Stormy Daniels received $130,000 (£105,000) prior to the 2016 election in exchange for her silence about an alleged affair with Mr. Trump—an accusation that Mr. Trump vehemently denies.

While the payment itself was not unlawful, Manhattan District Attorney Alvin Bragg, a Democrat, has brought forth 34 charges of falsifying business records against Mr. Trump, who maintains his innocence.

Exiting the courthouse on Thursday evening, Mr. Trump displayed numerous printed media articles criticizing the charges, which he dismissed as “political.”

“It’s a very unfair, very bad thing,” remarked the Republican, set to challenge President Joe Biden, a Democrat, in November’s election for the White House.

“The whole world is watching this hoax,” he exclaimed, also criticizing the courtroom temperature as “freezing in there.”

The day’s jury-selection process encountered an initial setback when Justice Merchan dismissed two seated panel members.

The judge revealed that Juror #2 had concluded she could no longer maintain impartiality after friends and family learned from media reports of her jury selection. They inundated her with messages, causing her to doubt her ability to remain fair and unbiased in the courtroom.

“I don’t believe I can be fair and unbiased at this point,” she acknowledged, citing the challenge of not allowing external opinions to influence her courtroom decisions.

Justice Merchan promptly excused her and implemented restrictions on the information reporters could use to describe jurors, aiming to make them less identifiable.

“We just lost what likely would have been a very good juror for this case,” he remarked.

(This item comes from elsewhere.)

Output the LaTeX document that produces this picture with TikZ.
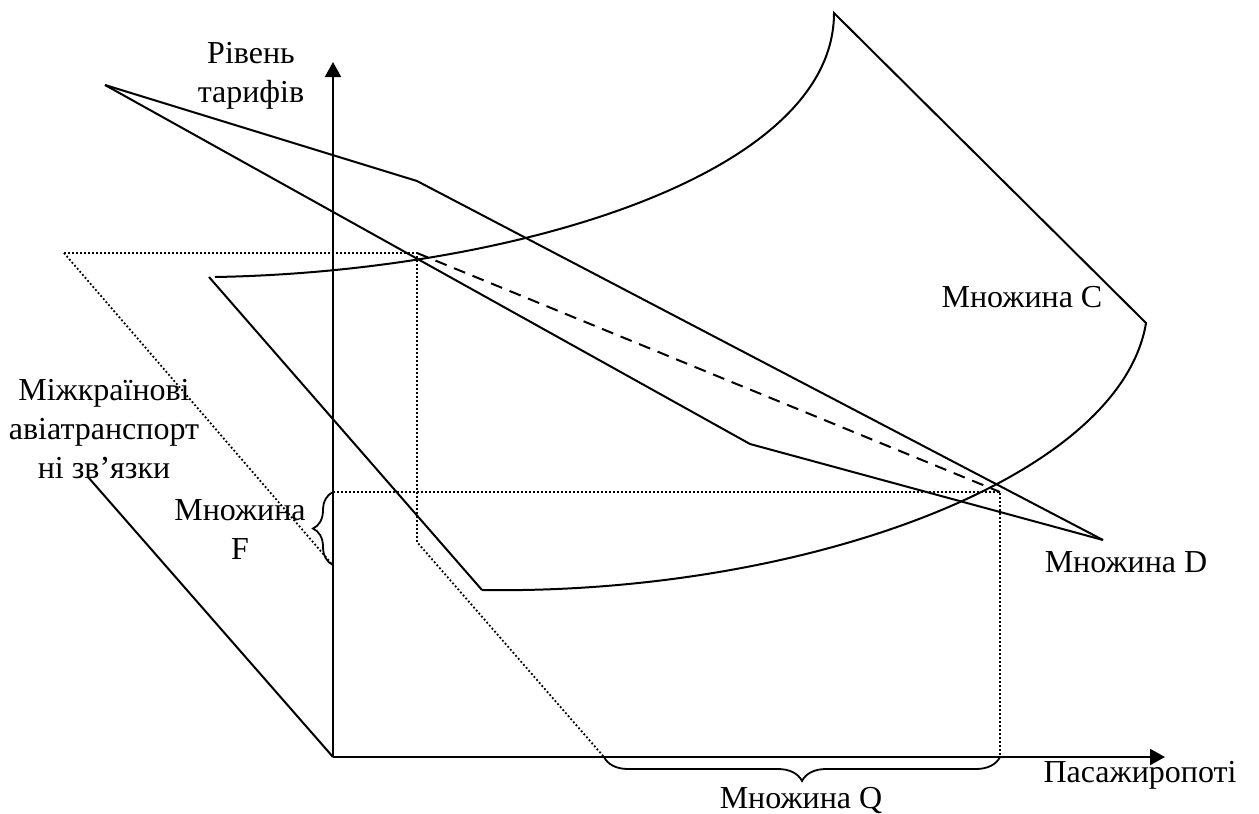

She was not the only one dismissed.

Justice Merchan disclosed that upon further investigation, lawyers from the Manhattan District Attorney’s Office found that Juror #4 may have been untruthful about having no criminal history.

It emerged that he had been arrested in the 1990s for removing political advertisements, and there were indications that his wife was linked to a corruption case under investigation by the Manhattan District Attorney’s Office.

Following a detailed and private deliberation with the legal teams and Justice Merchan, this juror was excused.

Jeremy Saland, a former prosecutor with the Manhattan District Attorney’s Office now in criminal defense, described it as “highly unusual” for jurors to be seated and then dismissed within 48 hours.

Anna Cominsky, a professor at New York Law School, highlighted that the day’s proceedings signaled this was no ordinary criminal case, and the pressure on those involved would be unprecedented.

“The real issue here is not just concealing jurors’ or potential jurors’ identifying information from the parties,” she explained. “It’s about shielding that information from the public. That’s the distinction.”

The quest for impartial and willing jurors continued into the afternoon as a fresh group of 96 potential jurors were ushered into the courtroom.